E’ quanto, verosimilmente, si augura Pechino, che non a caso nelle “contromisure” subito adottate dopo la minacciata introduzione di dazi del 10% da inizio settembre sugli ultimi 300 miliardi di import cinese (introduzione poi slittata al 15 dicembre) ha puntato direttamente ad un nuovo stop alle importazioni di prodotti agricoli dagli Usa, così da danneggiare proprio quella parte di “America profonda” che tre anni fa ha votato per l’immobiliarista di New York. Non si deve pensare però che la curva dei tassi invertita sia un problema solo americano: a parte il fatto che anche in Europa la curva dei tassi è già invertita tra i 3 mesi e i 3 anni, la differenza tra i rendimenti a 2 anni e quelli a 10 anni è minima a fronte di tassi entrambi negativi in termini nominali oltre che reali (-0,883% il tasso a 2 anni dell’Eurozona, - 0,567% quello a 10 anni secondo i dati Bce).

Un “paradiso” per chi riesce a contrarre nuovi mutui e prestiti a lunga scadenza, che però le banche del vecchio continente ed italiane in particolare concedono sempre meno volentieri: secondo Banca d’Italia, ad esempio, a giugno i prestiti alle imprese sono calati dello 0,9% mensile, rispetto al -0,2% segnato in maggio, nonostante il proseguo della riduzione delle sofferenze lorde e nette e una crescita dei depositi del 3,4% su base annua. Per chi però si trova a dover impiegare i propri capitali, che si tratti di fondi pensione, assicurazioni, società di gestione del risparmio, aziende o famiglie, non sono pochi i riflessi negativi di questo scenario. Tassi reali negativi significa un depauperamento strisciante della ricchezza privata o, se preferite, una forma di “patrimoniale occulta”. La “zombieficazione” delle banche, che sempre meno riescono a produrre utili attraverso la loro gestione caratteristica, rischia poi di promuovere un’allocazione inefficiente (ed eccessivamente rischiosa) del capitale, mantenendo in piedi soggetti altrimenti destinati a uscire dal mercato a favore di soggetti più efficienti. Se a questo scenario di tassi sotto zero (che il nuovo allentamento delle politiche monetarie delle maggiori banche centrali occidentali rischia di accentuare ulteriormente) si dovesse alla fine sommare una recessione americana o più verosimilmente mondiale, si rischierebbe poi una paralisi del mercato del lavoro col rischio, in caso di crisi prolungata, che si giunga all’espulsione definitiva di forza lavoro per obsolescenza delle competenze di parte dei lavoratori. Per paesi come l’Italia dove da decenni la politica persegue una crescita finanziata con livelli più o meno elevati di deficit il rischio è infine che, semplicemente, non ci siano più risorse per tutti.

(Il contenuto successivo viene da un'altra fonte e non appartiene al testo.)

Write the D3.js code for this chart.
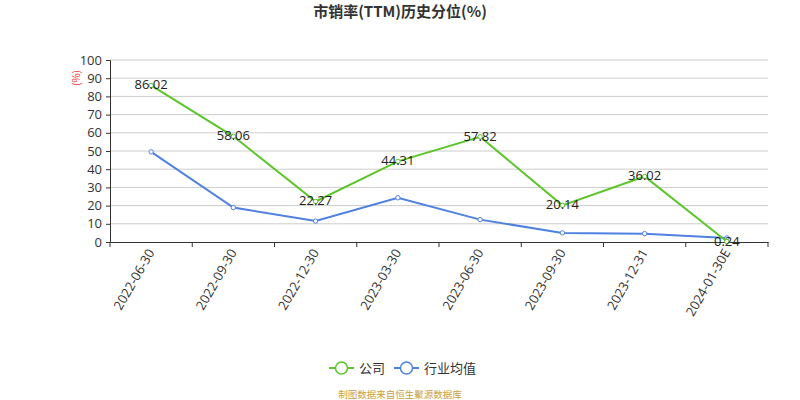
<!DOCTYPE html>
<html><head><meta charset="utf-8">
<script src="https://cdn.jsdelivr.net/npm/d3@7"></script>
<style>body{margin:0;background:#fff;}svg{display:block;font-family:"Microsoft YaHei","Noto Sans CJK SC",sans-serif;}</style>
</head><body>
<svg id="c" width="800" height="400"></svg>
<script>
const categories = ["2022-06-30","2022-09-30","2022-12-30","2023-03-30","2023-06-30","2023-09-30","2023-12-31","2024-01-30E"];
const companyValues = [86.02, 58.06, 22.27, 44.31, 57.82, 20.14, 36.02, 0.24];
const industryValues = [49.5, 18.9, 11.5, 24.3, 12.3, 5.0, 4.6, 2.2];
const yTicks = [0,10,20,30,40,50,60,70,80,90,100];
const seriesNames = ["公司","行业均值"];
const title = "市销率(TTM)历史分位(%)";
const source = "制图数据来自恒生聚源数据库";

const green = "#5cc52a", blue = "#4f81e0";
const svg = d3.select("#c");
const L = 110, R = 768, T = 60, B = 242;
const x = d3.scaleBand().domain(categories).range([L, R]);
const y = d3.scaleLinear().domain([0, 100]).range([B, T]);

svg.append("text").attr("x", 400).attr("y", 17).attr("text-anchor", "middle")
  .attr("font-size", 15).attr("font-weight", "bold").attr("fill", "#333").text(title);

// grid
svg.append("g").selectAll("line").data(yTicks.filter(d => d > 0)).join("line")
  .attr("x1", L).attr("x2", R).attr("y1", d => y(d)).attr("y2", d => y(d))
  .attr("stroke", "#ccc").attr("stroke-width", 1);

// y axis
const ya = svg.append("g").attr("transform", `translate(${L},0)`)
  .call(d3.axisLeft(y).tickValues(yTicks).tickSize(4).tickPadding(4));
ya.select(".domain").attr("stroke", "#333");
ya.selectAll(".tick line").attr("stroke", "#333");
ya.selectAll("text").attr("font-size", 13).attr("fill", "#333").attr("font-family", "Open Sans, sans-serif");

svg.append("text").attr("transform", "translate(80,78) rotate(-90)").attr("text-anchor", "middle")
  .attr("font-size", 10).attr("fill", "#e33").text("(%)");

// x axis
const xa = svg.append("g").attr("transform", `translate(0,${B})`)
  .call(d3.axisBottom(x).tickSize(0).tickPadding(8));
xa.select(".domain").attr("stroke", "#333");
xa.selectAll("text").attr("font-size", 13).attr("fill", "#333").attr("font-family", "Open Sans, sans-serif")
  .attr("text-anchor", "end").attr("dy", "0.35em")
  .attr("transform", "translate(-7,4) rotate(-60)");
// boundary ticks
const bounds = categories.map(c => x(c)).concat([R]);
svg.append("g").selectAll("line").data(bounds).join("line")
  .attr("x1", d => d).attr("x2", d => d).attr("y1", B).attr("y2", B + 5).attr("stroke", "#333");

const cx = c => x(c) + x.bandwidth() / 2;
function drawSeries(vals, color) {
  const line = d3.line().x((d, i) => cx(categories[i])).y(d => y(d));
  svg.append("path").datum(vals).attr("d", line).attr("fill", "none")
    .attr("stroke", color).attr("stroke-width", 2);
  svg.append("g").selectAll("circle").data(vals).join("circle")
    .attr("cx", (d, i) => cx(categories[i])).attr("cy", d => y(d)).attr("r", 2.2)
    .attr("fill", "#fff").attr("stroke", color).attr("stroke-width", 1);
}
drawSeries(industryValues, blue);
drawSeries(companyValues, green);

svg.append("g").selectAll("text").data(companyValues).join("text")
  .attr("x", (d, i) => cx(categories[i])).attr("y", d => y(d) + 4)
  .attr("text-anchor", "middle").attr("font-size", 13).attr("fill", "#222")
  .attr("font-family", "Open Sans, sans-serif")
  .text(d => d.toFixed(2));

// legend
const lg = [{name: seriesNames[0], color: green, x: 329}, {name: seriesNames[1], color: blue, x: 394}];
lg.forEach(l => {
  const g = svg.append("g");
  g.append("line").attr("x1", l.x).attr("x2", l.x + 25).attr("y1", 368).attr("y2", 368)
    .attr("stroke", l.color).attr("stroke-width", 2);
  g.append("circle").attr("cx", l.x + 12.5).attr("cy", 368).attr("r", 6)
    .attr("fill", "#fff").attr("stroke", l.color).attr("stroke-width", 1.5);
  g.append("text").attr("x", l.x + 30).attr("y", 373).attr("font-size", 13).attr("fill", "#333").text(l.name);
});

svg.append("text").attr("x", 400).attr("y", 398).attr("text-anchor", "middle")
  .attr("font-size", 9.5).attr("fill", "#c9a040").text(source);
</script>
</body></html>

Certo, la demografia da un lato e la globalizzazione dall’altra continuano a limitare i rischi d’inflazione rendendo deficit e tassi bassi sostenibili più di quanto sarebbe stato pochi decenni fa, ma se le riforme strutturali dovessero venire smantellate nel tentativo di rispondere a pulsioni populiste dell’elettorato, in America come in Europa, il quadro rischierebbe un rapido deterioramento cui potrebbe corrispondere uno shock dei mercati sia obbligazionari sia azionari. Per ora il rischio resta sullo sfondo, ma visto anche la volatilità del periodo e le incertezze circa l’evolversi dello scenario politico italiano (e le sue implicazioni in termini di conti pubblici e politica industriale), sarà meglio mantenere un profilo d’investimento prudente, riducendo la leva finanziaria, investendo solo in bond e azioni di buona qualità e iniziando a creare un cuscinetto di liquidità da eventualmente utilizzare se lo scenario dovesse stabilizzarsi verso fine anno.